<高校野球熊本大会:秀岳館11-0真和>◇11日◇2回戦◇藤崎台

 社会人パナソニック元監督で、4月から秀岳館監督に就任した鍛治舎(かじしゃ)巧監督(63)が、初めての夏で大勝発進を決めた。NHKの甲子園中継では人気解説者としても活躍。真和を5回コールドで破り、初戦を突破した。

 愛弟子が豪快に試合を決めた。あと2点でコールド勝ちとなる5回1死二、三塁。カウント1-2から代打の九鬼(くき)隆平(1年)が左翼芝生席へ3ランをたたき込んだ。

 「パワーが持ち味なので2ストライクからの方が無駄な力が入らずに打てるんです。目線もブレないですし」。追い込まれたらバットを一握り短く、打席の後ろで立ち、スタンスを大きく広げてノーステップで打つ。鍛治舎監督が日本代表でコーチをしていた時、当時の主力、古田敦也氏(元ヤクルト)らにも教えた「2ストライク打法」でアーチを描いた。

 九鬼と2番遊撃でチーム唯一の猛打賞、2打点の松尾大河(1年)は、鍛治舎監督が昨年まで指揮した中学の「オール枚方ボーイズ」から、指揮官を慕って入学。

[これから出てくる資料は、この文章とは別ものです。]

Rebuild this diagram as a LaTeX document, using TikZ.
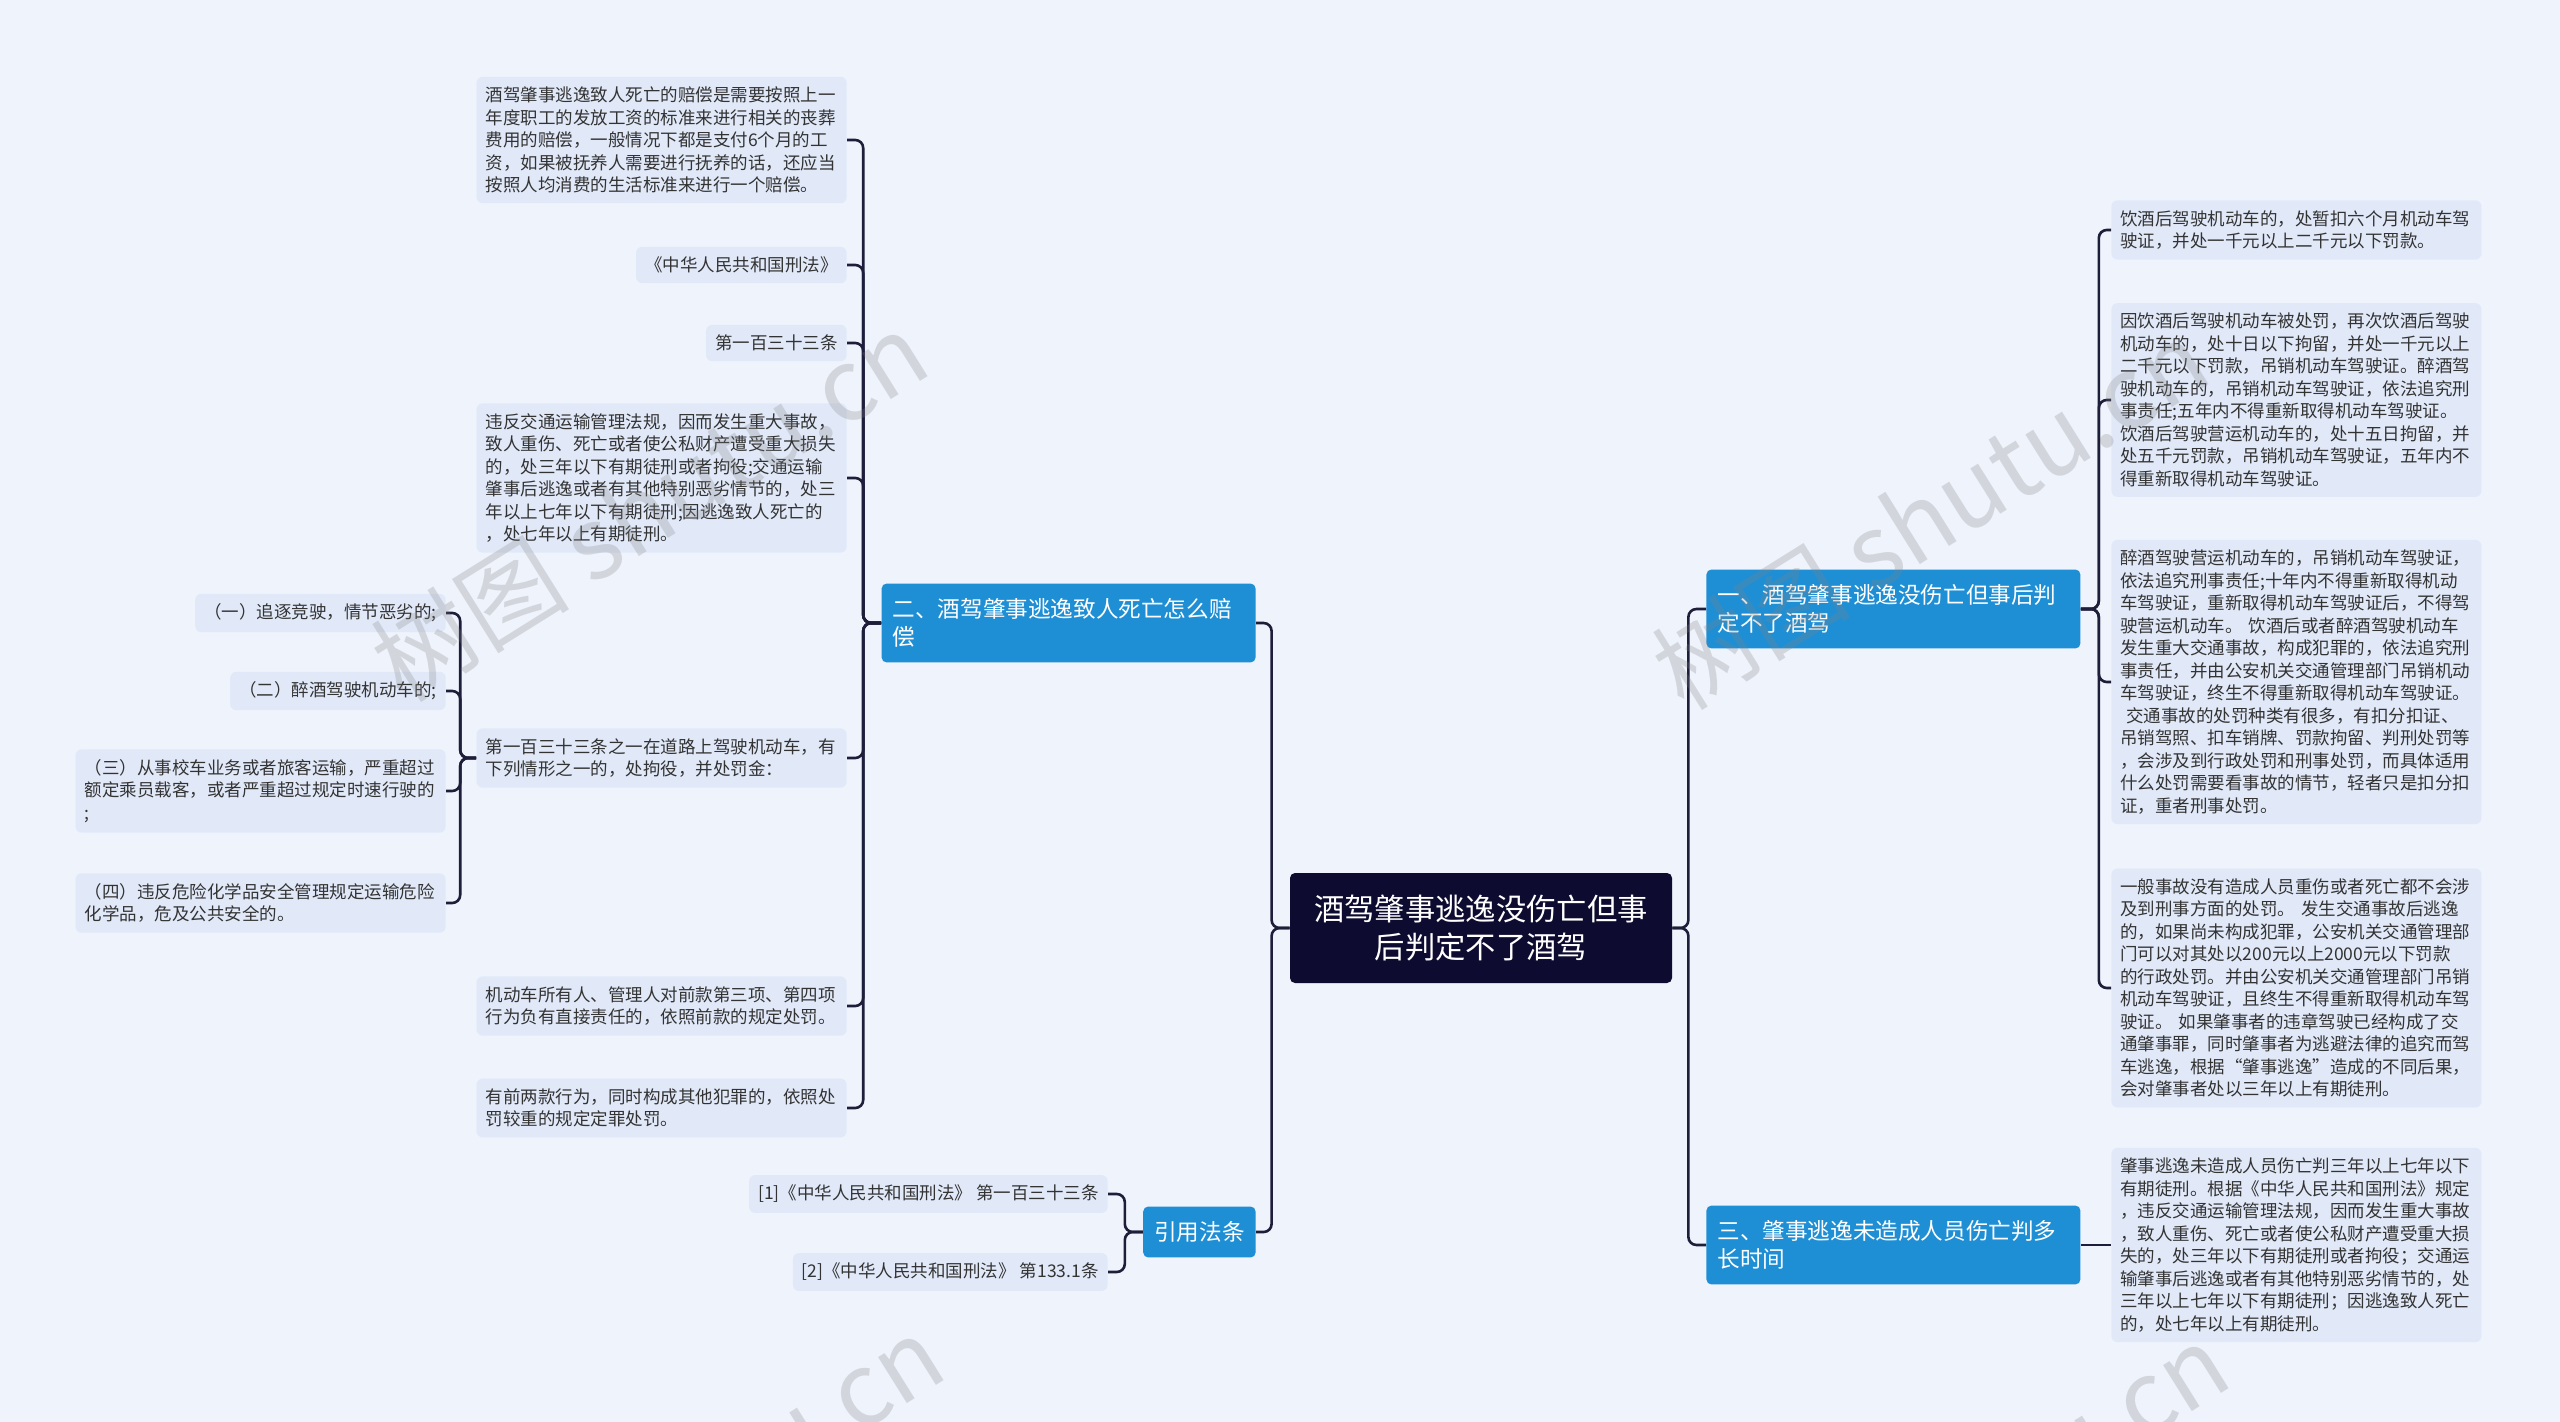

ジャイアンツカップなど中学硬式5冠の実績を持つ教え子が鍛治舎野球を体現し、暴れ回った。

 3年生も負けてはいない。3回には4番で主将の藤吉優捕手が左中間へ流す満塁弾を放った。鍛治舎監督が就任した4月、メンバーの練習量は3倍、密度は5倍になった。突然の厳しさに選手はついていけなかった。3年生を中心に不満がたまった1週間後、藤吉は部員141人を代表し、監督に練習量の軽減を直訴。鍛治舎監督は「誰もついてこれなかった。ギアチェンジして、かえってよかった」と訴えを受け入れた。だが就任初戦の4月19日、春季九州大会で西日本短大付(福岡)のエース小野郁(3年)に3安打完封負け。全国レベルの投手に完敗し、選手は甘さを悟り、監督の教えを理解した。

 新監督は厳しいだけではない。「丸刈りは格好悪い」と6ミリ以上短くすることを禁止。選手はスポーツ刈りなどでプレーする。初の勝利の校歌に「甲子園で聞けるといいですね」。絶対的エースはいないが、継投で逃げ切る。果敢に足技を仕掛ける。鍛治舎采配がはまれば、就任即甲子園も夢ではない。【石橋隆雄】

 ◆鍛治舎巧(かじしゃ・たくみ)1951年(昭26)5月2日、岐阜県生まれ。県岐阜商で69年、センバツ通算100号を放つ。早大では大学日本代表の4番を務め、東京6大学通算800号本塁打を記録。74年に松下電器(現パナソニック)に入社し、81年秋に引退。86年から91年まで同社監督を務め、89年から91年まで日本代表コーチも兼任。85年から10年までNHKの高校野球解説委員を務めた。今年3月末でパナソニック専務役員を退任し、秀岳館監督に就任。